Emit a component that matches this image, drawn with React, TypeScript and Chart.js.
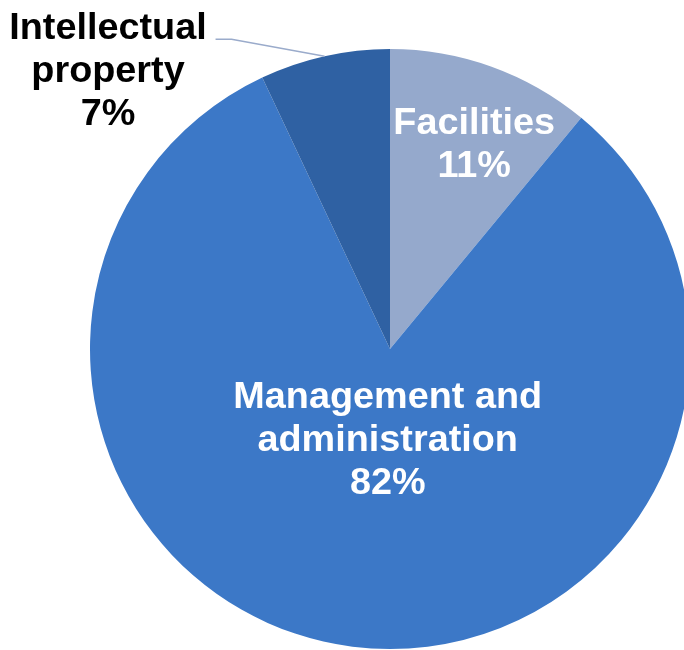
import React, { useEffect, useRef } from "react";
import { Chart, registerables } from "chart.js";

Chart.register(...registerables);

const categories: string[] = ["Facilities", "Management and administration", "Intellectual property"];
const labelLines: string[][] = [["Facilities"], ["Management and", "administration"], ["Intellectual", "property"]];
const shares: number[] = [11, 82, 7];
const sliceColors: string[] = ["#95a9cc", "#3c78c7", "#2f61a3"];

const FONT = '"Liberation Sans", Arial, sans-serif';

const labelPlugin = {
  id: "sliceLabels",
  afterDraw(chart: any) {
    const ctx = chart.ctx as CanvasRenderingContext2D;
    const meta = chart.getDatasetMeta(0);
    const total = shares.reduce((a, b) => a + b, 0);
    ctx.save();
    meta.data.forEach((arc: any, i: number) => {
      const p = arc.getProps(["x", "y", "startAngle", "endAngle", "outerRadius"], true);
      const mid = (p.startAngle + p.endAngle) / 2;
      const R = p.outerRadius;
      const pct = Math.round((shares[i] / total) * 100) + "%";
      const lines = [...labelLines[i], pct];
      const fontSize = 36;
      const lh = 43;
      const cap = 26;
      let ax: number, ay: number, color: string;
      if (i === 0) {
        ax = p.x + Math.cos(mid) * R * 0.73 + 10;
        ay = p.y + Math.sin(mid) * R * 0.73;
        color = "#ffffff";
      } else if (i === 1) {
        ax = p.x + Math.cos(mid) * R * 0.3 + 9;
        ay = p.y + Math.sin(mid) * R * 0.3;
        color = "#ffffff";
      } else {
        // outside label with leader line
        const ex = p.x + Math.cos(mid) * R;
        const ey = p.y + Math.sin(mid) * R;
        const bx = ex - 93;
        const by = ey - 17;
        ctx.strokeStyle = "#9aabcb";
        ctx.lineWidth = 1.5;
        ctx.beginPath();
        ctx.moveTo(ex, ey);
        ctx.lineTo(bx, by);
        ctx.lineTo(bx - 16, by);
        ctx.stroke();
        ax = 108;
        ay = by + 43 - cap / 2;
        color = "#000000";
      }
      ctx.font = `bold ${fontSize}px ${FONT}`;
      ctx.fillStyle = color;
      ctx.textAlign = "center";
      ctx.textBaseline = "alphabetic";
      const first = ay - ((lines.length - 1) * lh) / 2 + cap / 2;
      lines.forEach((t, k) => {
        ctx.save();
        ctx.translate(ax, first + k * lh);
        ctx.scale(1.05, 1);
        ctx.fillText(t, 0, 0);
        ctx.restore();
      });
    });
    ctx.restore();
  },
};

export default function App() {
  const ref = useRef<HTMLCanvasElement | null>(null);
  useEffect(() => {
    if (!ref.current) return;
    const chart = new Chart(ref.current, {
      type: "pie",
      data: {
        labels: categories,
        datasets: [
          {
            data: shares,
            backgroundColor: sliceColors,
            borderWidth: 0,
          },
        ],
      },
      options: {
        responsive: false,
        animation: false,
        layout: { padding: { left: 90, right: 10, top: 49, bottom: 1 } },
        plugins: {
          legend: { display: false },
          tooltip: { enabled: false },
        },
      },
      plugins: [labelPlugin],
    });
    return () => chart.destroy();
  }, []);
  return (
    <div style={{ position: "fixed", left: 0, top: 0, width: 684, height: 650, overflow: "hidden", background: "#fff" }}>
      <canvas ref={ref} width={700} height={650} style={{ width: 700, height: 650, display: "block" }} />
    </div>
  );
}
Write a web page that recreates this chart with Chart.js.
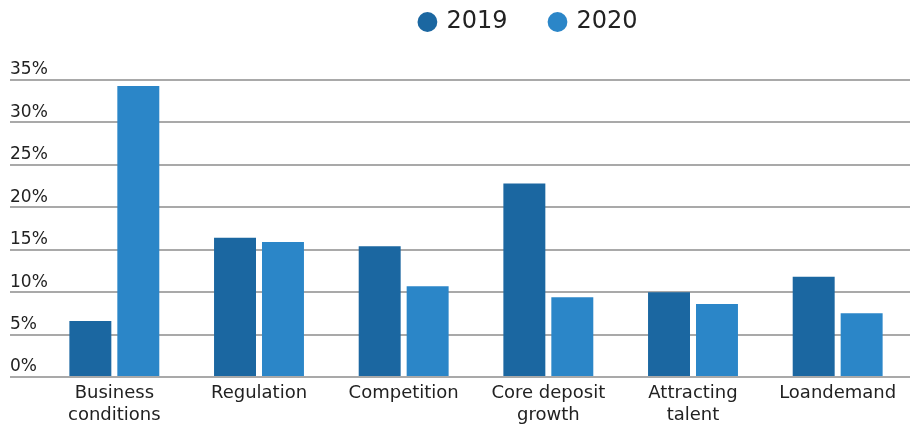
──────────────────────────────
#### DIRECTION
Repeat the lines of the listing above verbatim, beginning at its first line and ending at the line containing "Chart.register(...registerables);", which is included. Omit pictures.

#### EXERCISE RESULT
Emit a component that matches this image, drawn with React, TypeScript and Chart.js.
import React, { useEffect, useRef } from "react";
import { Chart, registerables } from "chart.js";

Chart.register(...registerables);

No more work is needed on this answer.